Despite his short tenure, his contacts with the campaign—and his manifold Russian connections—have kept him on the radar screens of the various Trump investigators for 18 months, especially since the March 20, 2017, congressional hearing where then-FBI Director James Comey testified about Russia’s interference in the election. Rep. Jackie Speier then called Caputo “Putin’s image consultant,” a charge he vehemently objects to. “I no more worked for Vladimir Putin than I did Rocky Balboa,” he says.
The investigators all grilled him on his ties to various campaign officials and Russian oligarchs. He says that while he was an “object of curiosity” to congressional investigators, Mueller’s team went at him hard. They “didn’t ask me a single question they didn’t know the answer to,” he says. “It was a colonoscopy. It felt like a proctology exam. These guys are not gentle.” (He prepared for this interview by relaxing in a Russian-style bathhouse in his hometown of Buffalo.)

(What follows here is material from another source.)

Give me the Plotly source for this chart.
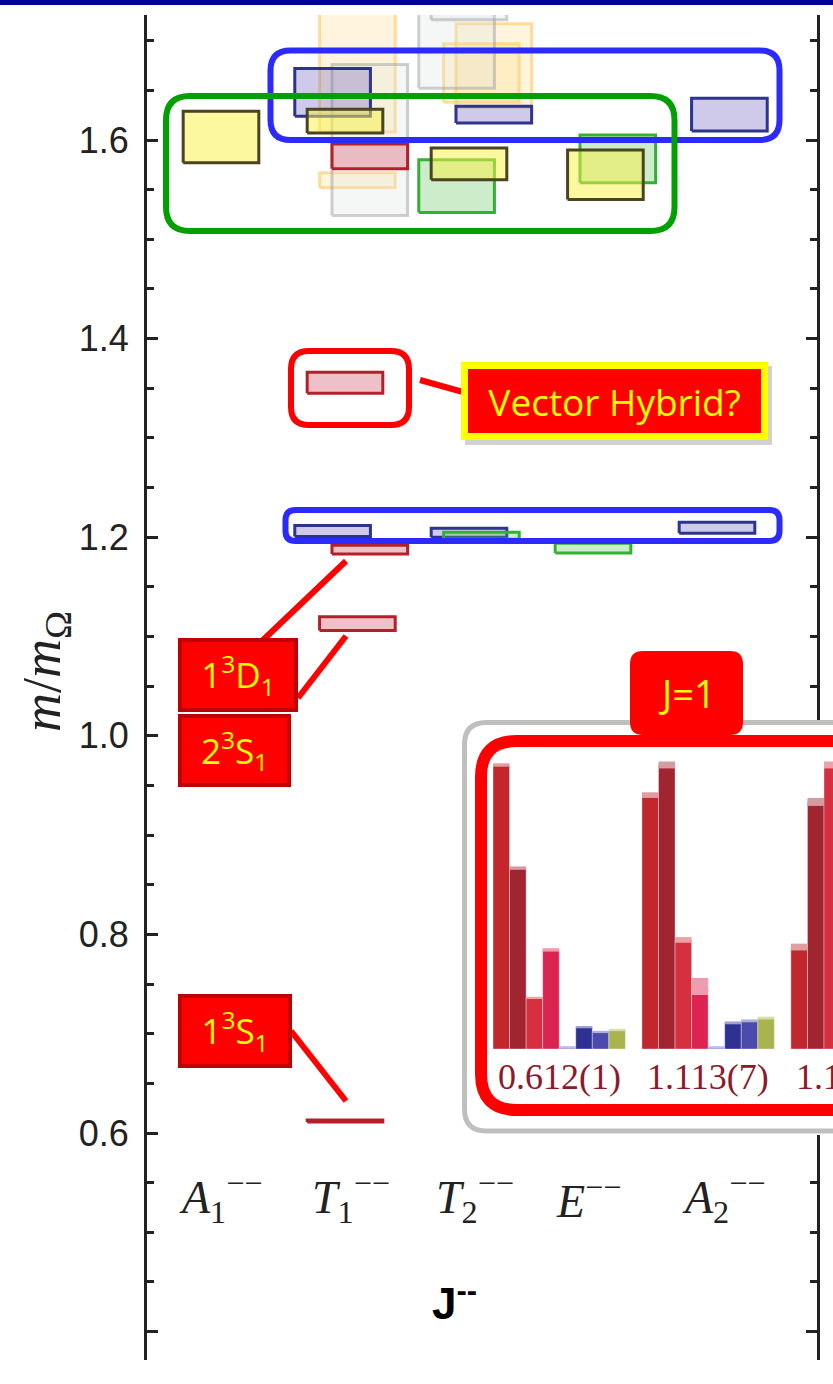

None of his current work, he says, has raised the eyebrows of Mueller’s team. When he spoke to Mueller’s investigators, he says he tried to give them a copy of the Bond.PM PowerPoint too, but an investigator brushed it away, telling him, “Mr. Caputo, we don’t care about your Russian dancing.” (“It was such a drippy statement—like ‘we’re in this for serious things,’” he says.)
Throughout the investigations, he has remained a regular guest on cable news, defending Trump and condemning the investigations regularly dismissed by the president as a “witch hunt.”
Caputo says his own legal bills have topped $125,000, and that he had to cash in his childrens’ college fund to pay them. However, a GoFundMe effort this spring to defray his legal bills ended up raising $330,000 from about 6,500 donors, and earlier this week, Caputo announced he was opening up his legal defense fund to others who face mounting lawyers’ fees for their own involvement in the probe.
In a closing statement this month to the Senate Intelligence Committee that boiled over with his frustration, he called for an “investigation of the investigators,” saying he wanted to know who was leading the push against Trump: “I want to know [who] because God damn you to hell!”
He sees his two new efforts, the ballet and the video website, as a chance to restart and reorient his life. “I never want to be in politics again. This has been a terrible experience. Working for President Trump has been a terrible experience,” he says. “I never want to do another [campaign] again. It’s an opportunity to change my life and my family’s life.”
The whole inquisition, he says, has made him rethink his dismissal on TV last year of George Papadopoulos as a “coffee boy.” He apologized to Papadopoulos on Twitter this morning, lifting a sense of shame that Caputo says had led him to question whether he’s worthy of marching in this weekend’s Memorial Day parade in his hometown of East Aurora, New York. With the apology made, Caputo says, he has a clean conscience: “Now I can have a hot dog and march.”